Le contrat prévoyait, en sus d’un loyer annuel de 154 000 euros, un droit d’entrée de 600 000 euros hors taxe qui a été facturé, le jour de la prise d’effet du bail, avec la TVA correspondante. La société LR a déduit un montant de 117 600 euros correspondant à cette taxe sur sa déclaration du mois d’octobre 2008.

A la suite d’un contrôle, l’administration en a remis en cause la déductibilité et mis à la charge de la société le rappel de taxe correspondant. Par un jugement du 13 janvier 2016, le tribunal administratif de Cergy-Pontoise a rejeté la demande de la société LR tendant à la décharge de ce rappel de taxe. Par un arrêt n°16VE00747 du 23 mars 2017, la CAA de Versailles a rejeté l’appel formé par la SARL LR contre ce jugement.

La société s’est pourvue en cassation contre l’arrêt de la CAA de Versailles.

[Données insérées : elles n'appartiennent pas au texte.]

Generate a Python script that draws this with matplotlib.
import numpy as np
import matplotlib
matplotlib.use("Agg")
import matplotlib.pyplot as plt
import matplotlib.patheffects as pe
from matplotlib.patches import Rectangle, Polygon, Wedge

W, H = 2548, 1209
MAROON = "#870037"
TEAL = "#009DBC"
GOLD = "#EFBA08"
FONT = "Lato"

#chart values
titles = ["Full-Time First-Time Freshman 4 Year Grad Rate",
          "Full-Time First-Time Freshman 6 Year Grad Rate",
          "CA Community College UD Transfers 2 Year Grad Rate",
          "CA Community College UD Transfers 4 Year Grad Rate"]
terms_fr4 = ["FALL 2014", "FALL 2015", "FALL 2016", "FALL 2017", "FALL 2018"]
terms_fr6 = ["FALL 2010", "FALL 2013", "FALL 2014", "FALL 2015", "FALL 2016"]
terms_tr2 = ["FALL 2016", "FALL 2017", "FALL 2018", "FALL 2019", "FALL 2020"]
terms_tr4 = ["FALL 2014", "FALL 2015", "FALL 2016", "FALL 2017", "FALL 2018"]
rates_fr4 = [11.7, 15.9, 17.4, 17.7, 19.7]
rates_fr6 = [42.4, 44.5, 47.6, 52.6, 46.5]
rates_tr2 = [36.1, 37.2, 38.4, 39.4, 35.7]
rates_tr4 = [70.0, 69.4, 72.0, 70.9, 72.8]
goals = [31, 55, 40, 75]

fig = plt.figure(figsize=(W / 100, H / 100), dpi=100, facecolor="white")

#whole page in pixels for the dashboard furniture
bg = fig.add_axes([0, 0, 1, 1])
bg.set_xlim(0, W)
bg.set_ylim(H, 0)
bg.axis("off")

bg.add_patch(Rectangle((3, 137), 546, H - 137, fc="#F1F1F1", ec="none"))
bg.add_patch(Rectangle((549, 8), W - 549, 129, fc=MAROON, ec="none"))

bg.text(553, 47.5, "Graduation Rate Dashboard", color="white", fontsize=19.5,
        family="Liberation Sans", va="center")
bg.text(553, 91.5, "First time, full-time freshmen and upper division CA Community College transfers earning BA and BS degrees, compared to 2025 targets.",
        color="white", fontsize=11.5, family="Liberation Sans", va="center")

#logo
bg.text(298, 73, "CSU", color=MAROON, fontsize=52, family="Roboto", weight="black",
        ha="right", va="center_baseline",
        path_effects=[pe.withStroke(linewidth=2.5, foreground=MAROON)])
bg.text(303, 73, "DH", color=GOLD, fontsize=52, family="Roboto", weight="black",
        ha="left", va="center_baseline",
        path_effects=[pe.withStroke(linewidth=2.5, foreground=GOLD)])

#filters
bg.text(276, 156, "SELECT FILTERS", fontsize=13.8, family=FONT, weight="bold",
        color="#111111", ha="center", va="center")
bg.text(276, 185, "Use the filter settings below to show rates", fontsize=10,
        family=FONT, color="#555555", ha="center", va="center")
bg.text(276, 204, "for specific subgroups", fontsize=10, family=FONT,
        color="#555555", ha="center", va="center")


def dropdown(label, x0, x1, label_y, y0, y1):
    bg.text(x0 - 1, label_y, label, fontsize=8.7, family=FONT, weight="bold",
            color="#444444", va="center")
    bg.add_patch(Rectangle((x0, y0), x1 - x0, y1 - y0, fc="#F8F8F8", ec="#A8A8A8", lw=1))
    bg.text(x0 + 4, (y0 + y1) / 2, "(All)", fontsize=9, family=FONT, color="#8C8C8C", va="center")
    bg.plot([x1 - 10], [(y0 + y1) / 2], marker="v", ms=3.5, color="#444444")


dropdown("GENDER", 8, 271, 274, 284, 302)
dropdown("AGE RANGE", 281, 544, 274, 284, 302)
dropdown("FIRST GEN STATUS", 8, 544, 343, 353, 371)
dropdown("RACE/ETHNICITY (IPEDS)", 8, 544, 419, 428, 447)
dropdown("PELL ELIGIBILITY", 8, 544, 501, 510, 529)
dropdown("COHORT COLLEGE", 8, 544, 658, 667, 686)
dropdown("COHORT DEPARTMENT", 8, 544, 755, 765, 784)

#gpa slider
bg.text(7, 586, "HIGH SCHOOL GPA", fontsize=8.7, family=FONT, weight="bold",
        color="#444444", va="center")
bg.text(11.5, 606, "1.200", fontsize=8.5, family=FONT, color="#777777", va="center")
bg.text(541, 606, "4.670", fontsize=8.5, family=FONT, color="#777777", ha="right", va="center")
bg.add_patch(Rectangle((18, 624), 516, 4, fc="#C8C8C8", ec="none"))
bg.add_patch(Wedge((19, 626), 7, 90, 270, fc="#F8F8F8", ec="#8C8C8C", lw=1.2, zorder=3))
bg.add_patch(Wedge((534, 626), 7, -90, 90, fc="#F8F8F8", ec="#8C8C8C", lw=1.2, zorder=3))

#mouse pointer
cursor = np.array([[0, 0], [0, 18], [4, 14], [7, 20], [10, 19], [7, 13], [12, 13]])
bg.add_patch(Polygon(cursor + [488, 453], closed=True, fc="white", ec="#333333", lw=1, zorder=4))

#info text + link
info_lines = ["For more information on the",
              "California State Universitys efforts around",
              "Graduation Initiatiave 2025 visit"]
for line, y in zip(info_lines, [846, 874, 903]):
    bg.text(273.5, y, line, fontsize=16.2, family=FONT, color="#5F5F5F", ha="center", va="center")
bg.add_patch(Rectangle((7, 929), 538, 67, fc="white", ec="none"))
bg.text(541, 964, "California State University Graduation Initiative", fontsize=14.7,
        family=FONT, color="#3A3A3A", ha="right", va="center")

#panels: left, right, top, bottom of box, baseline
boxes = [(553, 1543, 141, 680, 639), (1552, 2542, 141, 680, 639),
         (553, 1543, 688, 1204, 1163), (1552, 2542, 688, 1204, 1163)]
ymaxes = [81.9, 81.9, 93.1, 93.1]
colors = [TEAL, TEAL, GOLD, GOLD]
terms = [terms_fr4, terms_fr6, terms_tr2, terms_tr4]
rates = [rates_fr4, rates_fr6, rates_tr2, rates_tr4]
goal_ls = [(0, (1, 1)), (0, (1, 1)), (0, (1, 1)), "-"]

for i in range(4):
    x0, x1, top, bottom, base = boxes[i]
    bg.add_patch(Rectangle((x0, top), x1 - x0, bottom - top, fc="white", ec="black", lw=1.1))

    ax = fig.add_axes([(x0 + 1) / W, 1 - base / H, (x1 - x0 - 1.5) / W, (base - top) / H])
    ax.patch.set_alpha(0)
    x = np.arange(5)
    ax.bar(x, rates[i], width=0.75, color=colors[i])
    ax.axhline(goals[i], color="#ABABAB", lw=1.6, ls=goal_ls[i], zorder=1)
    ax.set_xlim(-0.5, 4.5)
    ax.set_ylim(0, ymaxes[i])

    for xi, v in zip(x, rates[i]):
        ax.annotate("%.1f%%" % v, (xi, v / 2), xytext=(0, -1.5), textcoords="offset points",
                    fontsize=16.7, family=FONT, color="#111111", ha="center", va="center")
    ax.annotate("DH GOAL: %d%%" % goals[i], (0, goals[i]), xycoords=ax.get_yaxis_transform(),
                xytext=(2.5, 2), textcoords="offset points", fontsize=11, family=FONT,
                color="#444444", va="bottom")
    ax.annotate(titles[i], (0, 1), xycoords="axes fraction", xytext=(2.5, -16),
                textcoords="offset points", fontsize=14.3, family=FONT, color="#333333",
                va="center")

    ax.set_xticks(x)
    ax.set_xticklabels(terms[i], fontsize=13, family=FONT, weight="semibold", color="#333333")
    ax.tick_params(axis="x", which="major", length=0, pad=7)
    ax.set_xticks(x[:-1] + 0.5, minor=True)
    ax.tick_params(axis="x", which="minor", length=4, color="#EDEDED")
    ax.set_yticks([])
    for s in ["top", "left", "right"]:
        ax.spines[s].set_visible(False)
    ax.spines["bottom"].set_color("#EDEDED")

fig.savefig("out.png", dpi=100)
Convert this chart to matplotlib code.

Le Conseil d’Etat rappelle que « le droit d’entrée dû lors de la conclusion d’un bail commercial doit, en principe, être regardé comme un supplément de loyer qui constitue, avec le loyer lui-même, la contrepartie d’une opération unique de location, et qui est soumis à la taxe sur la valeur ajoutée au même titre que celui-ci, et non comme une indemnité destinée à dédommager le bailleur d’un préjudice résultant de la dépréciation de son patrimoine. La seule circonstance que le bail commercial se traduise, pour le preneur, par la création d’un élément d’actif nouveau, compte tenu du droit au renouvellement du bail que celui-ci acquiert, ne suffit pas pour caractériser une telle dépréciation ».

Par suite, après avoir relevé, qu’aux termes de l’article 10 du contrat de bail conclu par la société Land River, le droit d’entrée due par cette dernière «  restera définitivement acquis au bailleur, dès la prise d’effet du bail, en contrepartie des avantages de la propriété commerciale conférée au preneur (…) » et en avoir déduit, par un motif non contesté en cassation, que ce droit d’entrée était stipulé pour tenir compte de la valeur des droits accordés au preneur en application des lois sur la propriété commerciale, la cour a commis une erreur de droit en se fondant sur la circonstance, inopérante, que la société avait porté en immobilisation l’acquisition d’un fonds de commerce pour un montant de 600000 euros, pour juger que le droit d’entrée litigieux ne constituait pas un supplément de loyer ».

Réglant l’affaire au fond le Conseil d’Etat considère au cas particulier que le droit d’entrée est un supplément de loyer qui constitue, avec le loyer lui-même, la contrepartie d’une opération unique de location, et qui est soumis à la TVA au même titre que celui-ci.

Elle estime qu’il résulte de l’interprétation que la CJUE a donnée du premier alinéa de l’article 19 de la directive 2006/112/CE dans son arrêt du 19 décembre 2018, Mailat e.a. (C-17/18), que la notion de « transmission, à titre onéreux ou à titre gratuit ou sous forme d’apport à une société, d’une universalité totale ou partielle de biens » ne couvre pas l’opération par laquelle un bien immeuble qui servait à une exploitation commerciale est donné en location.

La haute juridiction en tire la conclusion que le droit d’entrée en litige est un supplément de loyer qui constitue, avec le loyer lui-même, la contrepartie d’une opération unique de location, il ne saurait bénéficier de la dispense de taxe sur la valeur ajoutée prévue par l’article 257 bis du CGI.

Il en résulte que l’arrêt du 23 mars 2017 de la CAA de Versailles et le jugement du 13 janvier 2016 du TA de Cergy-Pontoise sont annulés.